You’re never not comfortable. Your head may be upside-down or cranked sideways and you’ve got one foot draped over an edge and the other sticking straight up and the third over your eyes and the fourth missing altogether, but you’re comfortable. Periodically a portion of your pudding will quiver and twitch in pursuit of a dream mouse, but then it will settle back down into a state of even deeper satisfaction. You can be decanted into any shape space and fill it like a bag of beans. You are strenuously content, and any departure from that condition will be regarded as a tragic misalignment of the proper world order. You are boneless. At any moment you can rig up a functional skeleton for the purpose of self-maintenance or hygiene but as soon as your immediate requirements are fulfilled, you will soundlessly revert to custard. You will settle back down into the perpetual eye of all the world’s storms. In a plush onesie.
And you will be comfortable.
The cartoonist Larson was very good on the subject of dogs. Do you remember the one, 'What you say to your dog – What your dog hears'?

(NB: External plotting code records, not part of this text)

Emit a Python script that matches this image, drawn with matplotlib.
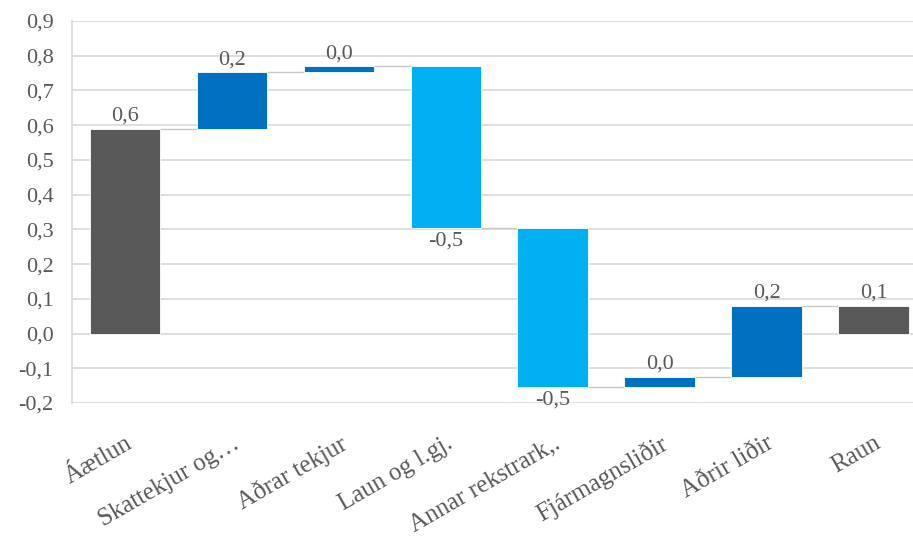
import matplotlib.pyplot as plt
from matplotlib.ticker import FuncFormatter
import numpy as np

categories = ['Áætlun', 'Skattekjur og…', 'Aðrar tekjur', 'Laun og l.gj.',
              'Annar rekstrark,.', 'Fjármagnsliðir', 'Aðrir liðir', 'Raun']
changes = [0.59, 0.162, 0.018, -0.467, -0.458, 0.031, 0.204, 0.08]
is_total = [True, False, False, False, False, False, False, True]

DARK = '#595959'
UP = '#0070C0'
DOWN = '#00B0F0'
GRID = '#d9d9d9'
TXT = '#595959'

plt.rcParams['font.family'] = ['Liberation Serif', 'DejaVu Serif']


def comma(v, pos=None):
    s = f'{v:.1f}'.replace('.', ',')
    if s == '-0,0':
        s = '0,0'
    return s


def main():
    fig = plt.figure(figsize=(9.13, 5.43), dpi=100)
    ax = fig.add_axes([0.0785, 0.2578, 0.9368, 0.7035])

    bottoms, tops, colors = [], [], []
    level = 0.0
    for v, tot in zip(changes, is_total):
        if tot:
            b, t = 0.0, v
            level = v
            c = DARK
        else:
            b, t = level, level + v
            level = t
            c = UP if v > 0 else DOWN
        bottoms.append(b)
        tops.append(t)
        colors.append(c)

    x = np.arange(len(categories))
    w = 0.66
    heights = [t - b for b, t in zip(bottoms, tops)]
    ax.bar(x, heights, bottom=bottoms, width=w, color=colors,
           edgecolor='white', linewidth=0.6, zorder=3)

    # connector lines between bars at the running level
    for i in range(len(x) - 1):
        ax.plot([x[i] + w / 2, x[i + 1] - w / 2], [tops[i], tops[i]],
                color='#c8c8c8', lw=1.0, zorder=2)

    # value labels
    for i, v in enumerate(changes):
        if v >= 0:
            ax.annotate(comma(v), (x[i], max(bottoms[i], tops[i])),
                        xytext=(0, 2), textcoords='offset points',
                        ha='center', va='bottom', fontsize=16, color=TXT)
        else:
            ax.annotate(comma(v), (x[i], min(bottoms[i], tops[i])),
                        xytext=(0, -2), textcoords='offset points',
                        ha='center', va='top', fontsize=16, color=TXT)

    ax.set_ylim(-0.2, 0.9)
    ax.set_xlim(-0.5, len(categories) - 0.5)
    ax.set_yticks(np.arange(-0.2, 0.91, 0.1))
    ax.yaxis.set_major_formatter(FuncFormatter(comma))
    ax.grid(axis='y', color=GRID, lw=1.2, zorder=0)
    ax.set_axisbelow(True)

    for s in ['top', 'right', 'bottom']:
        ax.spines[s].set_visible(False)
    ax.spines['left'].set_color(GRID)
    ax.spines['left'].set_linewidth(1.2)

    ax.set_xticks(x)
    ax.set_xticklabels(categories, rotation=30, ha='right',
                       rotation_mode='anchor')
    ax.tick_params(axis='x', length=0, pad=21, labelsize=18, labelcolor=TXT)
    ax.tick_params(axis='y', length=0, pad=13, labelsize=16, labelcolor=TXT)

    fig.savefig('out.png', dpi=100)


if __name__ == '__main__':
    main()
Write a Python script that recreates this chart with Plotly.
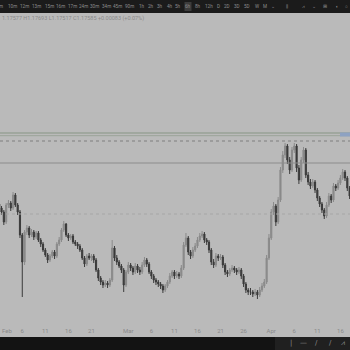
import datetime as dt
import plotly.graph_objects as go

# ---- data (12h candles, arbitrary price units) ----
start = dt.datetime(2023, 2, 1, 0, 0)
first_open = 146
closes = [142,138,128,145,147,142,155,145,138,115,88,118,122,115,118,113,117,110,106,100,
          95,90,94,98,94,106,110,120,126,115,112,114,108,106,104,100,92,86,94,92,
          94,90,80,72,68,65,67,65,70,102,92,88,84,80,65,78,85,82,78,84,
          80,78,85,90,86,78,74,70,68,66,64,60,64,68,74,78,74,76,74,82,
          105,112,98,94,100,104,110,114,116,110,108,100,88,85,94,92,93,85,78,76,
          80,82,80,78,80,74,66,60,58,58,56,58,55,60,64,68,92,112,138,144,
          128,150,180,195,204,190,180,200,204,182,170,190,200,175,168,164,168,160,152,146,
          140,134,145,154,150,164,162,167,172,178,172,162,154,146]
highs = [149,144,140,147,150,149,158,157,147,140,117,120,125,124,121,120,119,119,112,108,
         102,97,96,100,100,108,113,122,129,127,117,116,116,110,108,106,102,94,96,97,
         96,96,92,82,74,70,70,69,72,110,104,95,90,86,82,80,88,87,84,87,
         86,83,88,93,92,88,80,76,72,70,68,66,66,70,77,80,80,79,78,85,
         108,117,114,100,103,107,113,117,119,118,112,110,102,91,97,96,96,95,87,80,
         82,85,84,82,83,82,76,68,62,62,60,61,60,63,67,71,95,116,141,148,
         146,153,183,199,207,206,193,203,207,206,185,193,203,202,178,171,171,170,162,154,
         148,142,148,157,156,167,166,170,175,181,180,174,164,156]
lows = [139,135,125,126,142,139,140,143,135,112,53,85,115,112,113,110,111,108,103,98,
        93,87,88,92,91,92,104,108,118,113,109,110,106,104,101,98,90,83,84,90,
        89,87,78,69,65,62,63,62,63,68,89,85,82,77,58,63,76,79,75,76,
        77,75,76,83,83,76,71,67,65,63,61,57,58,62,66,72,71,72,71,72,
        80,103,95,91,92,98,102,108,112,107,105,97,85,82,83,89,90,82,75,73,
        74,78,77,75,76,71,63,57,55,55,53,54,51,53,58,62,66,90,110,135,
        124,126,148,177,192,186,176,178,197,178,166,168,187,172,165,161,162,157,149,143,
        137,131,132,143,147,148,159,160,165,170,169,159,151,143]
opens = [first_open] + closes[:-1]
dates = [start + dt.timedelta(hours=12 * i) for i in range(len(closes))]

tick_dates = ["2023-02-06", "2023-02-11", "2023-02-16", "2023-02-21", "2023-03-01",
              "2023-03-06", "2023-03-11", "2023-03-16", "2023-03-21", "2023-03-26",
              "2023-04-01", "2023-04-06", "2023-04-11", "2023-04-16"]
tick_text = ["6", "11", "16", "21", "Mar", "6", "11", "16", "21", "26", "Apr", "6", "11", "16"]

upper_line = 217
lower_line = 214.3
dashed_level = 209
solid_level = 187
dotted_level = 136

toolbar_labels = ["m","10m","12m","13m","15m","16m","17m","24m","30m","34m","45m","90m",
                  "1h","2h","3h","4h","5h","6h","8h","12h","D","2D","3D","5D","W","M","⌄",
                  "⫼","⩘","⌄","⊞","◐","○"]
legend_text = "1.17577 H1.17693 L1.17517 C1.17585 +0.00083 (+0.07%)"

# ---- layout constants ----
W = H = 350
BG = "#bababa"
UP = "#8a8a8a"
DOWN = "#3a3a3a"
toolbar_x = [1,12,24,36,49,60,72,83,94,106,117,129,142,151,160,170,178,188,198,209,
             218,227,237,247,257,265,273,287,303,314,325,337,346]

fig = go.Figure(go.Candlestick(
    x=dates, open=opens, high=highs, low=lows, close=closes,
    increasing=dict(line=dict(color=UP, width=1), fillcolor=UP),
    decreasing=dict(line=dict(color=DOWN, width=1), fillcolor=DOWN),
    whiskerwidth=0, hoverinfo="skip"))

shapes = []
shapes.append(dict(type="line", xref="paper", x0=0, x1=1, yref="y", y0=upper_line, y1=upper_line,
                   line=dict(color="#879584", width=1)))
shapes.append(dict(type="line", xref="paper", x0=0, x1=1, yref="y", y0=lower_line, y1=lower_line,
                   line=dict(color="#9aa398", width=1)))
shapes.append(dict(type="line", xref="paper", x0=0, x1=1, yref="y", y0=dashed_level, y1=dashed_level,
                   line=dict(color="#7e7e7e", width=1, dash="dot")))
shapes.append(dict(type="line", xref="paper", x0=0, x1=1, yref="y", y0=solid_level, y1=solid_level,
                   line=dict(color="#8c8c8c", width=1)))
shapes.append(dict(type="line", xref="paper", x0=0, x1=1, yref="y", y0=dotted_level, y1=dotted_level,
                   line=dict(color="#a6a6a6", width=1, dash="dot")))
# small blue price label at right
shapes.append(dict(type="rect", xref="paper", x0=340 / W, x1=1, yref="y", y0=213.5, y1=217.5,
                   fillcolor="#8ea2c2", line=dict(width=0)))
# top toolbar
shapes.append(dict(type="rect", xref="paper", x0=0, x1=1, yref="paper", y0=1, y1=1.06,
                   fillcolor="#1b1b1b", line=dict(width=0), layer="above"))
# highlight of selected interval
shapes.append(dict(type="rect", xref="paper", x0=184.5 / W, x1=191.5 / W, yref="paper",
                   y0=1 + 2 / 309, y1=1 + 11 / 309, fillcolor="#3c3c3c", line=dict(width=0), layer="above"))
# bottom bar
shapes.append(dict(type="rect", xref="paper", x0=0, x1=1, yref="paper", y0=-15 / 309, y1=-0.12,
                   fillcolor="#131313", line=dict(width=0), layer="above"))
shapes.append(dict(type="rect", xref="paper", x0=275 / W, x1=1, yref="paper", y0=-15 / 309, y1=-0.12,
                   fillcolor="#202020", line=dict(width=0), layer="above"))

annotations = []
for lab, px in zip(toolbar_labels, toolbar_x):
    annotations.append(dict(text=lab, xref="paper", x=px / W, yref="paper", y=1 + 6.5 / 309,
                            xanchor="center", yanchor="middle", showarrow=False,
                            font=dict(size=4.6, color="#8c8c8c", family="Roboto")))
annotations.append(dict(text=legend_text, xref="paper", x=0, yref="paper", y=1 - 6 / 309,
                        xanchor="left", yanchor="middle", showarrow=False,
                        font=dict(size=5.5, color="#8a8a8a", family="Roboto")))
annotations.append(dict(text="Feb", xref="paper", x=0, yref="paper", y=-8 / 309,
                        xanchor="left", yanchor="middle", showarrow=False,
                        font=dict(size=6, color="#8a8a8a", family="Roboto")))
tools = ["|", "—", "/", "/", "⩘"]
tools_x = [291, 303, 316, 330, 343]
for t, px in zip(tools, tools_x):
    annotations.append(dict(text=t, xref="paper", x=px / W, yref="paper", y=-21.5 / 309,
                            xanchor="center", yanchor="middle", showarrow=False,
                            font=dict(size=7, color="#8a8a8a", family="DejaVu Sans")))

fig.update_layout(
    width=W, height=H, margin=dict(l=0, r=0, t=13, b=28),
    paper_bgcolor=BG, plot_bgcolor=BG, showlegend=False,
    shapes=shapes, annotations=annotations,
    xaxis=dict(type="date", range=[dt.datetime(2023, 2, 1, 4), dt.datetime(2023, 4, 18, 2)],
               rangeslider=dict(visible=False), showgrid=False, zeroline=False, showline=False,
               tickvals=tick_dates, ticktext=tick_text, ticks="outside", ticklen=3, tickcolor=BG,
               tickfont=dict(size=6, color="#8a8a8a", family="Roboto")),
    yaxis=dict(range=[28, 337], visible=False, showgrid=False, zeroline=False),
)

fig.write_html("out.html")
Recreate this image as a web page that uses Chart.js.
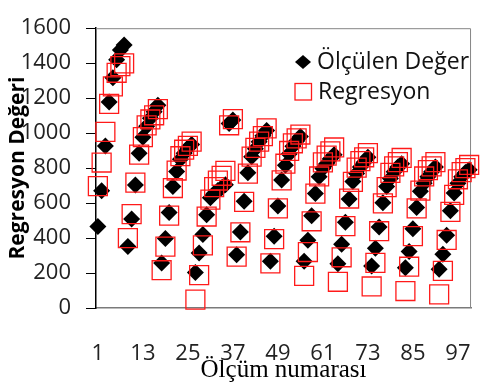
<!DOCTYPE html>
<html>
<head>
<meta charset="utf-8">
<script src="https://cdn.jsdelivr.net/npm/chart.js@4.4.0/dist/chart.umd.min.js"></script>
<style>
  html, body { margin: 0; padding: 0; background: #fff; }
  #wrap { width: 496px; height: 385px; position: relative; }
</style>
</head>
<body>
<div id="wrap"><canvas id="chart"></canvas></div>
<script>
// Ölçülen değerler (100 ölçüm)
const measured = [
  466, 671, 927, 1178, 1317, 1420, 1476, 1504,
  351, 509, 704, 885, 977, 1040, 1085, 1122, 1160,
  258, 398, 546, 695, 780, 850, 885, 915, 935,
  203, 315, 420, 533, 630, 655, 672, 688, 705,
  1055, 1075,
  305, 435, 611, 773, 865, 910, 950, 985, 1015,
  268, 410, 583, 732, 816, 880, 925, 955, 980,
  268, 388, 528, 655, 751, 797, 825, 853, 877,
  253, 364, 491, 624, 723, 769, 806, 834, 862,
  240, 342, 463, 602, 695, 741, 779, 806, 825,
  230, 323, 453, 574, 667, 714, 751, 779, 806,
  221, 308, 416, 556, 658, 714, 751, 775, 790
]
// Regresyon sonuçları
const regression = [
  697, 832, 1007, 1167, 1267, 1345, 1383, 1399,
  400, 537, 717, 877, 977, 1044, 1078, 1102, 1137,
  216, 351, 528, 686, 786, 868, 905, 927, 951,
  48, 188, 358, 523, 620, 691, 729, 756, 784,
  1045, 1080,
  294, 433, 607, 768, 866, 916, 951, 983, 1027,
  255, 394, 570, 730, 825, 898, 942, 970, 992,
  184, 320, 496, 654, 752, 833, 871, 896, 918,
  150, 290, 468, 626, 721, 803, 840, 862, 886,
  123, 258, 439, 598, 691, 773, 810, 834, 858,
  97, 236, 411, 570, 671, 752, 788, 810, 834,
  78, 212, 389, 550, 647, 736, 777, 800, 818
]
const xTickLabels = [1, 13, 25, 37, 49, 61, 73, 85, 97]
const yMin = 0
const yMax = 1600
const yStep = 200

const seriesNames = ['Ölçülen Değer', 'Regresyon']
const xTitle = 'Ölçüm numarası'
const yTitle = 'Regresyon Değeri'

const toPoints = arr => arr.map((v, i) => ({ x: i + 1, y: v }))

const FONT = '"Open Sans", "Noto Sans", sans-serif'
const RED = '#ff1a1a'

// axis titles, plot frame and the legend inside the plot
const decor = {
  id: 'decor',
  beforeDatasetsDraw(chart) {
    const { ctx, chartArea: a } = chart
    ctx.save()
    ctx.strokeStyle = '#868686'
    ctx.lineWidth = 1
    ctx.beginPath()
    ctx.moveTo(a.left, a.top + 0.5)
    ctx.lineTo(a.right - 0.5, a.top + 0.5)
    ctx.lineTo(a.right - 0.5, a.bottom)
    ctx.stroke()
    ctx.restore()
  },
  afterDraw(chart) {
    const { ctx, chartArea: a } = chart
    ctx.save()
    // y title
    ctx.translate(18, (a.top + a.bottom) / 2)
    ctx.rotate(-Math.PI / 2)
    ctx.fillStyle = '#000'
    ctx.font = 'bold 21px ' + FONT
    ctx.textAlign = 'center'
    ctx.textBaseline = 'middle'
    ctx.fillText(yTitle, 0, 0)
    ctx.restore()

    // x title
    ctx.save()
    ctx.fillStyle = '#000'
    ctx.font = '25px "Liberation Serif", "DejaVu Serif", serif'
    ctx.textAlign = 'center'
    ctx.textBaseline = 'middle'
    ctx.fillText(xTitle, (a.left + a.right) / 2, 370)
    ctx.restore()

    // legend
    ctx.save()
    ctx.fillStyle = '#000'
    ctx.beginPath()
    ctx.moveTo(295, 62); ctx.lineTo(303, 55); ctx.lineTo(311, 62); ctx.lineTo(303, 69)
    ctx.closePath()
    ctx.fill()
    ctx.strokeStyle = RED
    ctx.lineWidth = 1.3
    ctx.strokeRect(295, 83.5, 16.5, 16.5)
    ctx.font = '23px ' + FONT
    ctx.textBaseline = 'middle'
    ctx.fillStyle = '#111'
    ctx.fillText(seriesNames[0], 317, 62)
    ctx.fillText(seriesNames[1], 318, 92)
    ctx.restore()
  }
}

new Chart(document.getElementById('chart'), {
  type: 'scatter',
  data: {
    datasets: [
      {
        label: seriesNames[1],
        data: toPoints(regression),
        pointStyle: 'rect',
        pointRadius: 13.4,
        pointHoverRadius: 13.4,
        backgroundColor: 'rgba(0,0,0,0)',
        borderColor: RED,
        pointBorderWidth: 1.3,
        order: 0,
      },
      {
        label: seriesNames[0],
        data: toPoints(measured),
        pointStyle: 'rectRot',
        pointRadius: 8.5,
        pointHoverRadius: 8.5,
        backgroundColor: '#000',
        borderColor: '#000',
        pointBorderWidth: 0,
        order: 1,
      },
    ],
  },
  options: {
    responsive: true,
    maintainAspectRatio: false,
    animation: false,
    events: [],
    clip: false,
    layout: { padding: { top: 15, right: 2, left: 0, bottom: 0 } },
    plugins: {
      legend: { display: false },
      tooltip: { enabled: false },
    },
    scales: {
      x: {
        type: 'linear',
        min: 0.5,
        max: 100.5,
        afterBuildTicks: scale => {
          scale.ticks = xTickLabels.map(v => ({ value: v }))
        },
        afterFit: scale => { scale.height = 77 },
        grid: { display: false },
        border: { display: true, color: '#7a7a7a', width: 1.5 },
        ticks: {
          padding: 25,
          autoSkip: false,
          maxRotation: 0,
          color: '#222',
          font: { family: FONT, size: 22 },
          callback: v => String(v),
        },
      },
      y: {
        min: yMin,
        max: yMax,
        afterFit: scale => { scale.width = 96 },
        grid: {
          drawOnChartArea: false,
          drawTicks: true,
          tickLength: 10,
          color: '#000',
        },
        border: { display: true, color: '#000', width: 1.5 },
        ticks: {
          stepSize: yStep,
          padding: 15,
          color: '#222',
          font: { family: FONT, size: 22 },
          callback: v => String(v),
        },
      },
    },
  },
  plugins: [decor],
})
</script>
</body>
</html>
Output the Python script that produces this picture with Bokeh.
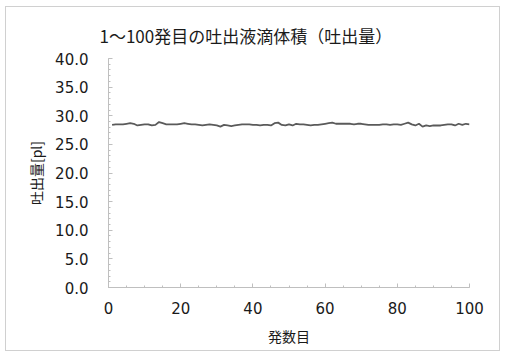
from bokeh.plotting import figure
from bokeh.models import FixedTicker, Range1d, NumeralTickFormatter
from bokeh.embed import file_html
from bokeh.resources import INLINE

title_text = "1～100発目の吐出液滴体積（吐出量）"
x_label = "発数目"
y_label = "吐出量[pl]"

shots = list(range(1, 101))
volume = [
    28.4, 28.5, 28.5, 28.5, 28.6, 28.7, 28.6, 28.3, 28.4, 28.5,
    28.5, 28.3, 28.4, 28.9, 28.7, 28.5, 28.5, 28.5, 28.5, 28.6,
    28.7, 28.6, 28.5, 28.5, 28.4, 28.3, 28.4, 28.5, 28.4, 28.3,
    28.1, 28.4, 28.3, 28.2, 28.3, 28.4, 28.5, 28.5, 28.5, 28.4,
    28.4, 28.3, 28.4, 28.4, 28.3, 28.7, 28.8, 28.4, 28.3, 28.5,
    28.3, 28.6, 28.5, 28.5, 28.4, 28.3, 28.4, 28.4, 28.5, 28.6,
    28.7, 28.8, 28.6, 28.6, 28.6, 28.6, 28.6, 28.5, 28.6, 28.6,
    28.5, 28.4, 28.4, 28.4, 28.4, 28.5, 28.5, 28.4, 28.5, 28.5,
    28.4, 28.6, 28.8, 28.5, 28.3, 28.6, 28.1, 28.3, 28.2, 28.3,
    28.3, 28.3, 28.4, 28.5, 28.5, 28.3, 28.6, 28.4, 28.6, 28.5,
]
x_ticks = [0, 20, 40, 60, 80, 100]
y_ticks = [0, 5, 10, 15, 20, 25, 30, 35, 40]

jp = "Noto Sans CJK JP"
num = "DejaVu Sans"
axis_col = "#bfbfbf"
text_col = "#1a1a1a"

p = figure(width=495, height=345, output_backend="svg", toolbar_location=None,
           x_range=Range1d(0, 100), y_range=Range1d(0, 40),
           min_border_left=102, min_border_right=32, min_border_top=51, min_border_bottom=65,
           title=title_text)
p.margin = (6, 0, 0, 5)
p.styles = {"border": "1px solid #d0d0d0", "box-sizing": "border-box"}
p.outline_line_color = None
p.xgrid.grid_line_color = None
p.ygrid.grid_line_color = None

p.title.align = "left"
p.title.offset = -9
p.title.standoff = 18
p.title.vertical_align = "top"
p.title.text_font = jp
p.title.text_font_size = "17px"
p.title.text_font_style = "normal"
p.title.text_color = text_col

p.line(shots, volume, line_color="#5a5a5a", line_width=1.8)

for ax in (p.xaxis[0], p.yaxis[0]):
    ax.axis_line_color = axis_col
    ax.major_tick_line_color = axis_col
    ax.minor_tick_line_color = axis_col
    ax.major_tick_in = 4
    ax.major_tick_out = 0
    ax.minor_tick_in = 2
    ax.minor_tick_out = 0
    ax.major_label_text_font = num
    ax.major_label_text_font_size = "15px"
    ax.major_label_text_color = text_col
    ax.axis_label_text_font = jp
    ax.axis_label_text_font_size = "14px"
    ax.axis_label_text_font_style = "normal"
    ax.axis_label_text_color = text_col

p.xaxis[0].ticker = FixedTicker(ticks=x_ticks, minor_ticks=list(range(0, 101, 5)))
p.yaxis[0].ticker = FixedTicker(ticks=y_ticks, minor_ticks=list(range(0, 41, 1)))
p.yaxis[0].formatter = NumeralTickFormatter(format="0.0")
p.xaxis[0].axis_label = x_label
p.yaxis[0].axis_label = y_label
p.xaxis[0].major_label_standoff = 14
p.yaxis[0].major_label_standoff = 20
p.xaxis[0].axis_label_standoff = 9
p.yaxis[0].axis_label_standoff = 6

open("out.html", "w").write(file_html(p, INLINE))
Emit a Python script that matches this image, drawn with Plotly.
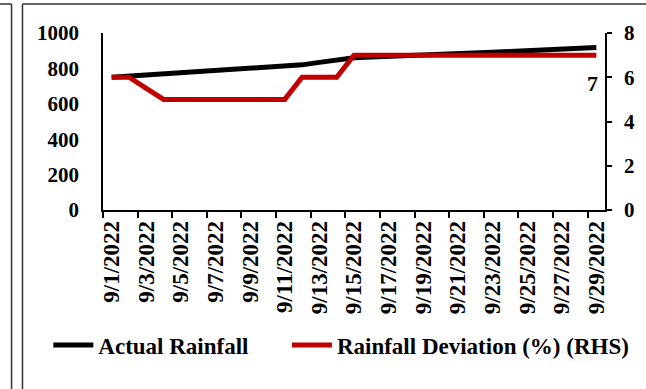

blah blah blah blah blah blah blah GINGER! blah blah blah blah blah blah
I liked the one with pigeons on a tree, seeing people underneath with targets on their head. Caption: How pigeons view the world.
Basically, I liked all of them. He immediately got a hundred imitators but nobody came close.
Some of them, like Non Sequiter make me laugh. But Larson had me laughing until tears came out of my eyes. I was so sad when he decided not to make his cartoons anymore.
I have his book, Wildlife Preserves, with the cover showing a bunch of wild animals crammed into a jelly jar.
Aww! Missed that one!
I've been getting educated in dog psychology since I started training my 5 month old Sheltie. Don't say, "Sit sit sit sit sit!" Don't say, "Come come come come come here boy here boy come come come!" All that noise just makes you sound like a squeaky toy and creates the sense that it's playtime. Instead, give the command one. time. only. Then wait until the dog does it, and reward him. Much time waiting. This is slow learning. Trying to get into the zen of it. Having some success. But, by god, he's cute — when he's not eating something disgusting. Dogs!
I like cats too but our last cat was pretty gross. He pulled a bunch of quilting fabric out of the cupboard and used it like a litter box on the sewing room floor.
Our father wanted to trap the raccoon that was tearing up his vegetable garden. He got a live trap and baited it with cat food. Next morning, there's my mother's big old fat cat Louie, calmly yawning in the trap. We kids thought that was hysterical.
I know cats like to get in the middle of a quilt but that's stepping over the line.
I just knew you quilted, Susan. All the best people do.
I am a cat person(although I do like dogs) and my black cat is a very cuddly girl.
I like dogs like I like kids. If someone else keeps them.
I used hand signals with my dog interspersed with vocal commands to get her attention. But mostly I just needed to hold my hand out level and she’d sit.
Our one and only dog was exceptionally well trained and reliable but the method used would land me in jail today.
I have often said that in my next life I would like to come back as a cat. Preferably (which has challenges) one of my own cats so that my needs are appropriately met.
I'm sticking with marmot…the view's better.
I'm curious what prompted this, but this was worth a double-read; sure loved the part about piling up credits somewhere for all the cat accommodating! It's been 30 years since I had a cat, but the older I become the more I'm lonely for one. Go figure.
You might need to indulge that. Git yourself some more credits.
I am firmly in the "both" camp. Why restrict yourself?
No reason at all! You are also in the Goat camp!